Accounting Software vs Business Solutions: What’s the Real Difference for Growing Businesses?

As businesses grow, many reach a point where accounting software no longer feels sufficient. The numbers exist, but clarity doesn’t. Reports are accurate, yet decisions still feel uncertain.
This is usually when business owners start comparing accounting software with ERP or business management software – often without a clear understanding of how they differ.
The distinction is simpler than it sounds.
What Accounting Software Is Designed to Do
Accounting software is built to record and organise financial transactions.
Tools like Tally, QuickBooks, Xero, and Busy focus on:
- Bookkeeping and ledgers
- Tax and GST compliance
- Expense tracking
- Financial statements
For early-stage businesses, this works well. Accounting software provides a clear view of income, expenses, and compliance.
However, it largely works in isolation. It captures data after activities have already happened, not while the business is operating.
Why Accounting Alone Starts Falling Short
As businesses grow, finance becomes deeply linked to daily operations. Inventory affects cash flow. Sales cycles influence revenue planning. Procurement impacts margins.

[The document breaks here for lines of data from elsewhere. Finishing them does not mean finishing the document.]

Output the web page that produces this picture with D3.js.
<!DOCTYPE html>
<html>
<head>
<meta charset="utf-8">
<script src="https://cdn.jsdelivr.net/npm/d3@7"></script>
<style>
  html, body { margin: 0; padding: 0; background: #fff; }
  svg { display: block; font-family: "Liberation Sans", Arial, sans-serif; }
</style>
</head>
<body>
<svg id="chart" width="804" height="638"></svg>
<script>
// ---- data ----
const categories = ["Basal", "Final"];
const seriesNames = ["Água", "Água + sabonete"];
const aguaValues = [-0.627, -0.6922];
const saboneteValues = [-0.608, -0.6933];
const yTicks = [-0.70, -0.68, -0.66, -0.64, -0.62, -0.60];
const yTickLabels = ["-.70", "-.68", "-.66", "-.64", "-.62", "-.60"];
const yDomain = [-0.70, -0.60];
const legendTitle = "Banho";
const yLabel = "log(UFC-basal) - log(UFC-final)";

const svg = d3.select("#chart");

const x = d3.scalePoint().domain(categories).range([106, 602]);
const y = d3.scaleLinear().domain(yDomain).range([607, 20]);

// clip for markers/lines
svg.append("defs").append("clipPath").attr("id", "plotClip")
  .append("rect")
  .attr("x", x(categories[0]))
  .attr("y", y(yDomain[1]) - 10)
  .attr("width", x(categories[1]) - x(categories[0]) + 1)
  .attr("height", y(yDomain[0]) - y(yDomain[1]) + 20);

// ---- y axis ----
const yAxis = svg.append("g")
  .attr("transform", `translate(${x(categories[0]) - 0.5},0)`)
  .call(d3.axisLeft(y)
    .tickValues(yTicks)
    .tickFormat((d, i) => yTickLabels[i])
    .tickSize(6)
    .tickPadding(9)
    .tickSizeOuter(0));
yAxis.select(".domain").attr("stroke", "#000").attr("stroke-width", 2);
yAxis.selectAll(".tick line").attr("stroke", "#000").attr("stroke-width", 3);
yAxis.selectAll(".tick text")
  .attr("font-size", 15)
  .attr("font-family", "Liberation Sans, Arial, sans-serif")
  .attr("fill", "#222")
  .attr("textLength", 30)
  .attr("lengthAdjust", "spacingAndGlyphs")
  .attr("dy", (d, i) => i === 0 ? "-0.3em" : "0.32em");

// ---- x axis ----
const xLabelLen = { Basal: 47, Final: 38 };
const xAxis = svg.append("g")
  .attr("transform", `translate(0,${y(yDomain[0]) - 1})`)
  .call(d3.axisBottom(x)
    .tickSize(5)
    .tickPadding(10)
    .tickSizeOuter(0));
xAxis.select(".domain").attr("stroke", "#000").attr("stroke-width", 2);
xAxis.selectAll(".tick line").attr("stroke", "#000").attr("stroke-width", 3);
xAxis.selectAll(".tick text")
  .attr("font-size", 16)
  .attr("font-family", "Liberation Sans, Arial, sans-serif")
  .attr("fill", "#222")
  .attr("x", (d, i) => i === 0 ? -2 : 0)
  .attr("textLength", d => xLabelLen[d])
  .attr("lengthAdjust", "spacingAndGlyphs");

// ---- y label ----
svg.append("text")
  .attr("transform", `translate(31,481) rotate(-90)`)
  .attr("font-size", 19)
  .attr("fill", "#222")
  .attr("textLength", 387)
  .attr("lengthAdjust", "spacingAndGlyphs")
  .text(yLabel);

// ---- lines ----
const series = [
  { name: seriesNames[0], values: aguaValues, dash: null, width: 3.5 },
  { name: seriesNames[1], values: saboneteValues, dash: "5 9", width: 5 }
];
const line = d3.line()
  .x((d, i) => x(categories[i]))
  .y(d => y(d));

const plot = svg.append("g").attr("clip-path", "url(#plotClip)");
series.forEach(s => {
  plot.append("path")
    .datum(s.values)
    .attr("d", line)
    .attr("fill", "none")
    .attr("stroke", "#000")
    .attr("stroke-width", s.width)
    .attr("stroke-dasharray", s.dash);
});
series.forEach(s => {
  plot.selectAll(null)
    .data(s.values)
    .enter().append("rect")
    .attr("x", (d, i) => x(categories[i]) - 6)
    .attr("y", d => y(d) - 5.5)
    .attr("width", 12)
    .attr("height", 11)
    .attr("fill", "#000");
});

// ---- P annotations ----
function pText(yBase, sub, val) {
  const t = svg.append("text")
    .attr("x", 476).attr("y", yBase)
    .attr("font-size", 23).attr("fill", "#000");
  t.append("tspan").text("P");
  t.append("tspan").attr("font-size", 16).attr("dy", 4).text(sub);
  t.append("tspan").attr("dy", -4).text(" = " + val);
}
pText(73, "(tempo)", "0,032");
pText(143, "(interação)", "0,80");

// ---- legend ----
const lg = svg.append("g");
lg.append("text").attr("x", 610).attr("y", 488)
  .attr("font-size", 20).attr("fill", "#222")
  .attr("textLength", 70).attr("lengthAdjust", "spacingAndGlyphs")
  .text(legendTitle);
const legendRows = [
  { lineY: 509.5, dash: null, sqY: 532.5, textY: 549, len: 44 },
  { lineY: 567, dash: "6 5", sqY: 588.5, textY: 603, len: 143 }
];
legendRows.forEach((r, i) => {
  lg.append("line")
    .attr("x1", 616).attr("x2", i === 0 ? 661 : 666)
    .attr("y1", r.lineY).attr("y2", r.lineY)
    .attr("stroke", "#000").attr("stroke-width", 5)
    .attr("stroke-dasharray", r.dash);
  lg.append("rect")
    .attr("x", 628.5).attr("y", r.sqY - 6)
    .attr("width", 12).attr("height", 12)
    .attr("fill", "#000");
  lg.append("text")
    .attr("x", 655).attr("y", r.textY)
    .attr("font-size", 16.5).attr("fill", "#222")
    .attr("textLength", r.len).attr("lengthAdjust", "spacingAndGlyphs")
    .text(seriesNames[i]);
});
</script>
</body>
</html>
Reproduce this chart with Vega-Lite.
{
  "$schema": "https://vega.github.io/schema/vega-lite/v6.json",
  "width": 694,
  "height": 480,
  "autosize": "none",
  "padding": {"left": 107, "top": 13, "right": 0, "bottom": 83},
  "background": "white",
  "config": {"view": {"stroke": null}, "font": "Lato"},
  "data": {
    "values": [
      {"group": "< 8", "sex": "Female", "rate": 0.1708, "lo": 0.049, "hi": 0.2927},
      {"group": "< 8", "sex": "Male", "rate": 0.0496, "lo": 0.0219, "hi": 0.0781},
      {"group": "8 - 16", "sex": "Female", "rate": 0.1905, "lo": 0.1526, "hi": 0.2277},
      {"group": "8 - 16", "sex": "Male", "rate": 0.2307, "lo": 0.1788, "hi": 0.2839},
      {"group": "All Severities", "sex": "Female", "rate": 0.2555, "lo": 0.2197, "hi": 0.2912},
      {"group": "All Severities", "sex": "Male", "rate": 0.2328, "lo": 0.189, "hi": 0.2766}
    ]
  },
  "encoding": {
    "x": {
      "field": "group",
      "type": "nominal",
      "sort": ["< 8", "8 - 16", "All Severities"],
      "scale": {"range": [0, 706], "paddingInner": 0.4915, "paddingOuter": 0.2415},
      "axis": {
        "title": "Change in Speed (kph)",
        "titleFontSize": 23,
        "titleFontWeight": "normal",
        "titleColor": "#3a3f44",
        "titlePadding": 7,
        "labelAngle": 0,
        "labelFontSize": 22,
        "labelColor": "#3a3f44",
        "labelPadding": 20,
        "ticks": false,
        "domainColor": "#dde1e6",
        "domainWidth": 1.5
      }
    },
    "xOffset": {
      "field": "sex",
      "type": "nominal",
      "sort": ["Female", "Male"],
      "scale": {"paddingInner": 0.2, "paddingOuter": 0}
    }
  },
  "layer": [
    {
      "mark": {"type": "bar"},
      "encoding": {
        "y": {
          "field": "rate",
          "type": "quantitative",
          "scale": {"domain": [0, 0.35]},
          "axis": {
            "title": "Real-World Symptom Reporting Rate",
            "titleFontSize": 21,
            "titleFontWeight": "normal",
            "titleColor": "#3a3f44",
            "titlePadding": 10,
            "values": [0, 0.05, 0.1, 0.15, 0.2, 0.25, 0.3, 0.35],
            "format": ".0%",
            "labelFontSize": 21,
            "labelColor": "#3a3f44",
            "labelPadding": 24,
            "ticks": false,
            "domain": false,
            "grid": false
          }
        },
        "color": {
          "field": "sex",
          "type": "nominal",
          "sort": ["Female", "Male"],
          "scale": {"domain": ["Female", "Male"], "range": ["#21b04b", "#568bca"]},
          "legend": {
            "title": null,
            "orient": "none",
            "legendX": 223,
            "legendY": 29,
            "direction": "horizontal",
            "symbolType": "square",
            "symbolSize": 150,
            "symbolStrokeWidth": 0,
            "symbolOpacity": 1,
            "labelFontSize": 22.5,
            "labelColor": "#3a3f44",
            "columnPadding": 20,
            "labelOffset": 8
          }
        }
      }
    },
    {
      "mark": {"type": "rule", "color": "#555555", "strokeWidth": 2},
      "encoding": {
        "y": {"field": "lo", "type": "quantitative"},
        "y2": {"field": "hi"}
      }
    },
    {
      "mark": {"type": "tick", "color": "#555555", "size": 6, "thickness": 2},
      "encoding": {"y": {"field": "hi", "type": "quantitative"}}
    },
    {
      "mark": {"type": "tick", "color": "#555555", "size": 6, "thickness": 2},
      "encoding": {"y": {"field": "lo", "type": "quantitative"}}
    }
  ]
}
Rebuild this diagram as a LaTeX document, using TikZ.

At this stage, accounting software begins to feel limiting – not because it’s incorrect, but because it sits at the end of the workflow. Data must be manually reconciled, and reports often arrive too late to guide decisions.
This is where businesses feel the gap between recording activity and managing operations.
What ERP (Business Management Software) Does Differently
ERP, often called business management software, is designed to connect operations with finance.
Instead of handling each function separately, Business Solutions systems integrate:
- Sales
- Inventory
- Procurement
- Finance
- HR
- Reporting
When data is entered once, it flows across the system automatically. A sale updates inventory, inventory impacts procurement, and finance reflects changes in real time.
Popular platforms include SAP Business One, Odoo, Zoho One, and SME-focused solutions like Sanchay Tech.
The difference isn’t business size – it’s operational complexity.
The Simplest Way to Understand the Difference
- Accounting software records what has already happened
- ERP helps manage what is happening right now
Accounting provides historical accuracy. ERP provides real-time control.
As businesses scale, control becomes more valuable than records alone.
When Accounting Software Is Enough
Accounting software is usually sufficient when:
- Operations are simple
- Inventory is limited or absent
- Teams are small
- Reporting needs are basic
Many businesses operate comfortably at this stage for years.
When Business Solutions Becomes Necessary
Businesses typically consider business solutions when:
- Inventory mismatches increase
- Reporting delays affect decisions
- Manual coordination grows
- Management lacks real-time visibility
This shift is common in manufacturing, distribution, retail, and growing service businesses.
Accounting software helps businesses stay compliant.
Business Solutions helps businesses stay in control.
As complexity increases, moving beyond accounting becomes less about upgrading software and more about maintaining clarity as the business grows.
Choosing the right system at the right time prevents inefficiencies from becoming long-term problems.